William Perkin’s mauve dye actually required p- and o-toluidine as well as aniline. As his aniline was made by nitrating then reducing benzole, the unrecognised minor component toluene was essential, and accounts for its 5% yield based on aniline.
Martin Pitt FRSC
Leeds
Delocalisation differences
In ‘Benzene at 200’, it is claimed that ‘graphene is essentially a sheet of fused benzene rings’. Although I agree that if you were to fuse benzene rings the geometry would be the same as that of graphene, and that both structures would share delocalised π electrons, the delocalisation pattern is different and therefore, it is factually incorrect to claim that.
Mar Jimenez Quesada
Via email
An ode to benzene
I loved Philip Ball’s piece on benzene.
Reminds me of a poem, Benzene, Benzene! Burning bright! (a parody of William Blake’s The Tyger). I wrote it a couple of decades ago, and posted it up online, when it seemed to take on a life of its own, being used as teaching material in the US and India. Indeed, I was even sandwiched between essays of Archimedes and Nehru in the Indian undergraduate textbook Moments from History and Philosophy of Science.
The full poem may now be found in the RSC publication Elementary. It begins:
Benzene! Benzene! Burning bright
Belching engines day and night
What immortal hand or eye
Could frame Kekulé’s symmetry?
Who’d have thought your Carbon Six
Could have produced such toxic tricks
Or provide the building blocks
For a plastic world (and cure the pox)?
Paul Board CChem FRSC
Via email
Continuing the glyphosate debate
I read the article on glyphosate recently. I use glyphosate regularly at home and on the evidence I have seen I intend to continue doing so. The European Chemicals Agency ruled it is safe with no scientific basis for a ban and that is good enough for me.
I think the concerns that have been raised around glyphosate result from the amount of scrutiny it has received.
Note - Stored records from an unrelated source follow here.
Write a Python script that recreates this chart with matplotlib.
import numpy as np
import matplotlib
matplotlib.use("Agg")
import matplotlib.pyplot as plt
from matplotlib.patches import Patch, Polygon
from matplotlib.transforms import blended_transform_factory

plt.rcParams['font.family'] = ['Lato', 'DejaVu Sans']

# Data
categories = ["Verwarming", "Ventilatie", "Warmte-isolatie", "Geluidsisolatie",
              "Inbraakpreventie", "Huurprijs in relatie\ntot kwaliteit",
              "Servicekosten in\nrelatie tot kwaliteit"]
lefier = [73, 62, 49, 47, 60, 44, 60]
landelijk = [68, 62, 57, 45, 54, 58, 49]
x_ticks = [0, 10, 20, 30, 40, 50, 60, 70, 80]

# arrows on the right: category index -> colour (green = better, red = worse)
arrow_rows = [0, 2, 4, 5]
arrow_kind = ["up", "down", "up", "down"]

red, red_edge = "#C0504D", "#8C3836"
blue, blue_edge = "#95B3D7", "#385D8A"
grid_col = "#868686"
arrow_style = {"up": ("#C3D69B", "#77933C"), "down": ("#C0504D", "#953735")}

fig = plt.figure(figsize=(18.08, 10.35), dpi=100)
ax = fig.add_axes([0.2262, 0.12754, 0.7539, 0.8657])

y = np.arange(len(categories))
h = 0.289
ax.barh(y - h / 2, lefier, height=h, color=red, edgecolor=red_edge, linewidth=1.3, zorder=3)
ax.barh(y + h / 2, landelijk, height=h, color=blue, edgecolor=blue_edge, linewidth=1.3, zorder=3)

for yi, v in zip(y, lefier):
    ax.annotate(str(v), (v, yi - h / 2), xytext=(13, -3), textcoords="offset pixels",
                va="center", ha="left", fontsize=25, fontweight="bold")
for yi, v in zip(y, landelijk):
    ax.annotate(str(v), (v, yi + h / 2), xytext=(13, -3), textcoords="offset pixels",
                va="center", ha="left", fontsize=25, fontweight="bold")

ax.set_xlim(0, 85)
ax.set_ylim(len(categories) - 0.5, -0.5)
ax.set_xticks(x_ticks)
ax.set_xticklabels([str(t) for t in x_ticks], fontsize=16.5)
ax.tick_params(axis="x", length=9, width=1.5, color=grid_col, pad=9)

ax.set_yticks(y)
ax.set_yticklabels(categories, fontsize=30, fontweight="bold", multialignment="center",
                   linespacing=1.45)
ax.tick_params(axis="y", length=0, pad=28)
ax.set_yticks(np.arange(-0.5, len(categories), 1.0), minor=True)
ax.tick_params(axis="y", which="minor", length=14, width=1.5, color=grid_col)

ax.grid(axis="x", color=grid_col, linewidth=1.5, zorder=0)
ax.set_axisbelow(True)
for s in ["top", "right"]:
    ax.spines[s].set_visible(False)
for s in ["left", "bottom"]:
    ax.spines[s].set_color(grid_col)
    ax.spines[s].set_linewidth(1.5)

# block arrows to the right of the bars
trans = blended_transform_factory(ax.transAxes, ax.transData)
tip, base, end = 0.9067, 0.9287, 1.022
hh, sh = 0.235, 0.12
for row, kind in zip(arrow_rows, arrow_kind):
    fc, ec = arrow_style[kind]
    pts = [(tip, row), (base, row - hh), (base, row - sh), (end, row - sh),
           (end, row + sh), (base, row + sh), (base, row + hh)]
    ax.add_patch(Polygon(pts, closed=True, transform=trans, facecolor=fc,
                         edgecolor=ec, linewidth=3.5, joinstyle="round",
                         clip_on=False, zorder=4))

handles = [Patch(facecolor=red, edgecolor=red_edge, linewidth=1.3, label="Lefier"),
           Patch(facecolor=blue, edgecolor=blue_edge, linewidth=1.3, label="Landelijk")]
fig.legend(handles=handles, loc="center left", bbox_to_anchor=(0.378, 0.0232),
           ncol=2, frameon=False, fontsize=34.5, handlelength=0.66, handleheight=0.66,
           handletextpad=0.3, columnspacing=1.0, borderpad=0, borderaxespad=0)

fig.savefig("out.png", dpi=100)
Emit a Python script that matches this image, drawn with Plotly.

If you do enough studies you will find something just by chance. I also wonder how many of the studies on both humans and the environment reflect real world exposure.
The question then is why has glyphosate received this level of scrutiny? It is very widely used of course but the answer, in my view, is when genetically modified (GM) crops are bred to be herbicide resistant, the herbicide they are bred to be resistant to is usually glyphosate. I suspect much of the pressure to restrict glyphosate originates from anti-GM activism. A complete picture of the issues surrounding glyphosate needs to address this.
Anti-GM activism has little scientific justification and is a purely political issue. In my view, some of the efforts to restrict glyphosate are influenced by this. Tobacco and asbestos were not restricted for a long time despite the evidence being overwhelming that they both caused cancer and other health problems. Is the same thing happening with glyphosate? Not on the basis of the evidence summarised in Chemistry World’s article as far as I can see.
I intend to continue using the product. There are plenty of other total weed killers marketed as glyphosate free available for very little (if any) extra money, but I see no reason to switch.
Does glyphosate affect the wider environment? It might, but the main reason farming affects the environment is it replaces natural ecosystems with a monoculture; it isn’t any chemical input. Organic farming, by requiring more land and consequently more energy to grow the same amount is, if anything, worse. We would be better off producing our food intensively and returning the unused farmland to nature.
Andy Mather MRSC
Leicestershire, UK
Correction
Coal tar is the byproduct of coal distillation, not of gas extraction from crude oil as we incorrectly stated (Chemistry World, July 2025, p24). Thank you to Peter Borrows for bringing this to our attention.